Question

In the following sequence of reactions:

$CH_3CH_2OH \xrightarrow{KMnO_4} (X) \xrightarrow{SOCl_2/NH_3} (Y) \xrightarrow{Br_2+NaOH} (Z)$

The end product 'Z' is

• A. Acetic acid
• B. acetone
• C. methylamine
• D. Ethylamine

Answer 1

Answer: (C)

methylamine

Answer 2

The reaction proceeds as follows:

1. Oxidation: Ethanol ($CH_3CH_2OH$) is oxidized by $KMnO_4$ to acetic acid ($CH_3COOH$).

   $CH_3CH_2OH \xrightarrow{KMnO_4} CH_3COOH$

2. Conversion to Amide: Acetic acid is converted to acetyl chloride ($CH_3COCl$) using $SOCl_2$, which then reacts with ammonia ($NH_3$) to form acetamide ($CH_3CONH_2$).

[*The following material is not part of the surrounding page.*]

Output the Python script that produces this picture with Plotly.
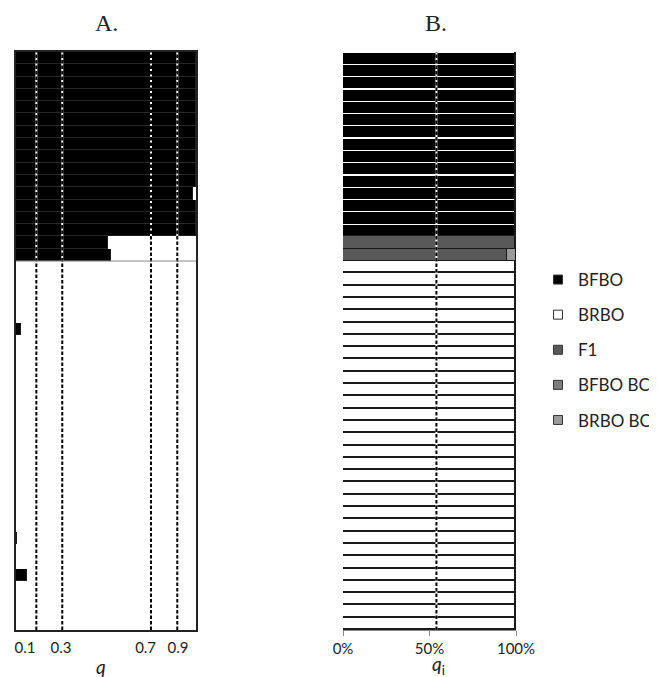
import plotly.graph_objects as go

# ---------------- data ----------------
# Panel A: membership coefficient q for each individual (top to bottom)
A_q = [1, 1, 1, 1, 1, 1, 1, 1, 1, 1, 1, 0.985, 1, 1, 1,
       0.513, 0.526,
       0, 0, 0, 0, 0, 0.025, 0, 0, 0, 0,
       0, 0, 0, 0, 0, 0, 0, 0, 0, 0,
       0, 0, 0.004, 0, 0, 0.06, 0, 0, 0, 0]
A_threshold_pos = [0.113, 0.257, 0.75, 0.896]
A_tick_pos = [0.05, 0.25, 0.72, 0.9]
A_tick_text = ["0.1", "0.3", "0.7", "0.9"]

# Panel B: assignment probabilities per class (top to bottom)
classes = ["BFBO", "BRBO", "F1", "BFBO BC", "BRBO BC"]
B_BFBO = [1, 1, 1, 1, 1, 1, 1, 1, 1, 1, 1, 1, 1, 1, 1,
          0, 0,
          0, 0, 0, 0, 0, 0, 0, 0, 0, 0, 0, 0, 0, 0, 0,
          0, 0, 0, 0, 0, 0, 0, 0, 0, 0, 0, 0, 0, 0, 0]
B_BRBO = [0, 0, 0, 0, 0, 0, 0, 0, 0, 0, 0, 0, 0, 0, 0,
          0, 0,
          1, 1, 1, 1, 1, 1, 1, 1, 1, 1, 1, 1, 1, 1, 1,
          1, 1, 1, 1, 1, 1, 1, 1, 1, 1, 1, 1, 1, 1, 1]
B_F1 = [0, 0, 0, 0, 0, 0, 0, 0, 0, 0, 0, 0, 0, 0, 0,
        0.995, 0.948,
        0, 0, 0, 0, 0, 0, 0, 0, 0, 0, 0, 0, 0, 0, 0,
        0, 0, 0, 0, 0, 0, 0, 0, 0, 0, 0, 0, 0, 0, 0]
B_BFBO_BC = [0, 0, 0, 0, 0, 0, 0, 0, 0, 0, 0, 0, 0, 0, 0,
             0.005, 0,
             0, 0, 0, 0, 0, 0, 0, 0, 0, 0, 0, 0, 0, 0, 0,
             0, 0, 0, 0, 0, 0, 0, 0, 0, 0, 0, 0, 0, 0, 0]
B_BRBO_BC = [0, 0, 0, 0, 0, 0, 0, 0, 0, 0, 0, 0, 0, 0, 0,
             0, 0.052,
             0, 0, 0, 0, 0, 0, 0, 0, 0, 0, 0, 0, 0, 0, 0,
             0, 0, 0, 0, 0, 0, 0, 0, 0, 0, 0, 0, 0, 0, 0]
B_threshold = 0.54
B_tick_vals = [0, 0.5, 1]
B_tick_text = ["0%", "50%", "100%"]

# ---------------- figure ----------------
W, H = 649, 669
n = len(A_q)
rows = list(range(n))
fig = go.Figure()

# Panel A
fig.add_trace(go.Bar(y=rows, x=A_q, orientation="h", width=1.0,
                     marker=dict(color="#000000", line=dict(color="#2e2e2e", width=0.6)),
                     showlegend=False, xaxis="x", yaxis="y"))
fig.add_trace(go.Bar(y=rows, x=[1 - v for v in A_q], orientation="h", width=1.0,
                     marker=dict(color="#ffffff", line=dict(color="#ffffff", width=0)),
                     showlegend=False, xaxis="x", yaxis="y"))

# Panel B
colors = {"BFBO": "#000000", "BRBO": "#ffffff", "F1": "#595959",
          "BFBO BC": "#7d7d7d", "BRBO BC": "#9a9a9a"}
series = {"BFBO": B_BFBO, "BRBO": B_BRBO, "F1": B_F1,
          "BFBO BC": B_BFBO_BC, "BRBO BC": B_BRBO_BC}
bar_width = {"BFBO": 0.9, "BRBO": 1.0, "F1": 1.0, "BFBO BC": 1.0, "BRBO BC": 1.0}
bar_line = {"BFBO": 0, "BRBO": 1.8, "F1": 1.3, "BFBO BC": 1.3, "BRBO BC": 1.3}
for name in classes:
    fig.add_trace(go.Bar(y=rows, x=series[name], orientation="h", width=bar_width[name],
                         name=name, legendgroup=name, showlegend=False,
                         marker=dict(color=colors[name],
                                     line=dict(color="#1a1a1a", width=bar_line[name])),
                         xaxis="x2", yaxis="y2"))
# legend entries (small square keys)
for name in classes:
    fig.add_trace(go.Scatter(x=[None], y=[None], mode="markers", name=name,
                             legendgroup=name,
                             marker=dict(symbol="square", size=9, color=colors[name],
                                         line=dict(color="#333333", width=1)),
                             xaxis="x2", yaxis="y2"))

ydom = [1 - 622 / H, 1 - 44 / H]
fig.update_layout(
    width=W, height=H,
    margin=dict(l=0, r=0, t=0, b=0, autoexpand=False),
    paper_bgcolor="white", plot_bgcolor="white",
    barmode="stack", bargap=0,
    font=dict(family="Lato", color="#222222"),
    xaxis=dict(domain=[8 / W, 188 / W], range=[0, 1], tickvals=A_tick_pos,
               ticktext=A_tick_text, ticks="outside", ticklen=3,
               tickcolor="rgba(0,0,0,0)", showgrid=False, zeroline=False,
               showline=True, mirror=True, linecolor="#222222", linewidth=1.5,
               tickfont=dict(family="Lato", size=15, color="#222222"), fixedrange=True),
    yaxis=dict(domain=ydom, range=[n - 0.5, -0.5], showticklabels=False, ticks="",
               showgrid=False, zeroline=False, showline=True, mirror=True,
               linecolor="#222222", linewidth=1.5),
    xaxis2=dict(domain=[335 / W, 508 / W], range=[0, 1], tickvals=B_tick_vals,
                ticktext=B_tick_text, ticks="outside", ticklen=5, tickcolor="#888888",
                showgrid=False, zeroline=False, showline=True, linecolor="#888888",
                linewidth=1, anchor="y2",
                tickfont=dict(family="Lato", size=15, color="#222222")),
    yaxis2=dict(domain=ydom, range=[n - 0.5, -0.5], showticklabels=False, ticks="",
                showgrid=False, zeroline=False, showline=False, anchor="x2"),
    legend=dict(x=530 / W, y=1 - 254 / H, xanchor="left", yanchor="top",
                font=dict(family="Lato", size=17, color="#222222"),
                tracegroupgap=10, bgcolor="rgba(0,0,0,0)", traceorder="grouped",
                itemsizing="trace", itemwidth=30),
)

shapes = []
for xp in A_threshold_pos:
    shapes.append(dict(type="line", xref="x", yref="y domain", x0=xp, x1=xp, y0=0, y1=1,
                       line=dict(color="white", width=2), layer="above"))
    shapes.append(dict(type="line", xref="x", yref="y domain", x0=xp, x1=xp, y0=0, y1=1,
                       line=dict(color="black", width=2, dash="3.5px,2px"), layer="above"))
shapes.append(dict(type="line", xref="x2", yref="y2 domain", x0=B_threshold, x1=B_threshold,
                   y0=0, y1=1, line=dict(color="white", width=2), layer="above"))
shapes.append(dict(type="line", xref="x2", yref="y2 domain", x0=B_threshold, x1=B_threshold,
                   y0=0, y1=1, line=dict(color="black", width=2, dash="3.5px,2px"),
                   layer="above"))
# boundary below the hybrid rows in panel A
n_top = sum(1 for v in B_BFBO if v > 0) + sum(1 for v in B_F1 if v > 0)
shapes.append(dict(type="line", xref="x domain", yref="y", x0=0, x1=1,
                   y0=n_top - 0.5, y1=n_top - 0.5, line=dict(color="#888888", width=1),
                   layer="above"))
fig.update_layout(shapes=shapes)

fig.add_annotation(text="A.", x=98 / W, y=1 - 15 / H, xref="paper", yref="paper",
                   xanchor="center", yanchor="middle", showarrow=False,
                   font=dict(family="Liberation Serif", size=24, color="#222222"))
fig.add_annotation(text="B.", x=428 / W, y=1 - 15 / H, xref="paper", yref="paper",
                   xanchor="center", yanchor="middle", showarrow=False,
                   font=dict(family="Liberation Serif", size=24, color="#222222"))
fig.add_annotation(text="<i>q</i>", x=93 / W, y=1 - 658 / H, xref="paper", yref="paper",
                   xanchor="center", yanchor="middle", showarrow=False,
                   font=dict(family="Lato", size=19, color="#222222"))
fig.add_annotation(text="<i>q</i><sub>i</sub>", x=430 / W, y=1 - 657 / H, xref="paper",
                   yref="paper", xanchor="center", yanchor="middle", showarrow=False,
                   font=dict(family="Lato", size=19, color="#222222"))

fig.write_html("out.html")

   $CH_3COOH \xrightarrow{SOCl_2} CH_3COCl$

   $CH_3COCl + NH_3 \rightarrow CH_3CONH_2$

3. Hofmann Rearrangement: Acetamide undergoes Hofmann rearrangement in the presence of $Br_2$ and $NaOH$ to yield methylamine ($CH_3NH_2$).

   $CH_3CONH_2 \xrightarrow{Br_2 + NaOH} CH_3NH_2 + CO_2$

Therefore, the end product 'Z' is methylamine.